Alaa Raed Ahmad Ziwad was charged with four counts of attempted murder after he drove his car into an Israeli soldier, seriously injuring her, and then stepped out of his car to stab three others on October 28. The attack took place on Route 65 near the entrance to Kibbutz Gan Shmuel, northeast of Hadera, in the midst of a wave of stabbing, shooting and car-ramming attacks.
Deri on Sunday said he began the process of revoking Ziwad’s Israeli citizenship immediately after the attack, after the move was green-lighted by the attorney general.
Ziwad is a resident of the Arab Israeli city of Umm al-Fahm.
“Revoking citizenship is a rare, serious step but we must respond forcefully against anyone who harms the state’s security and its residents,” said Deri in a statement.

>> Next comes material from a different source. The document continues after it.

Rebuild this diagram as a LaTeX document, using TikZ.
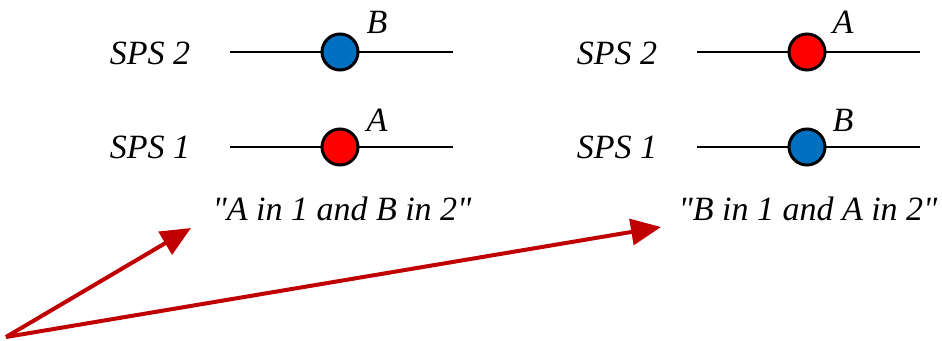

The interior minister and leader of the Shas party also said he recently informed the family that the ministry would not renew the residency of Ziwad’s father, who appears not to be an Israeli citizen, “and I clarified that the relatives of the attackers also bear responsibility for their [the attackers’] actions,” he said.
In October, Ziwad admitted to investigators his attack was “nationalistically motivated,” a police term indicating a terror attack. His confession marks a retraction from his initial claim that the attack was an accidental car collision, and the stabbings an act of self-defense after he was attacked by onlookers.
In his testimony, Ziwad told investigators he wished to kill himself by killing Jews.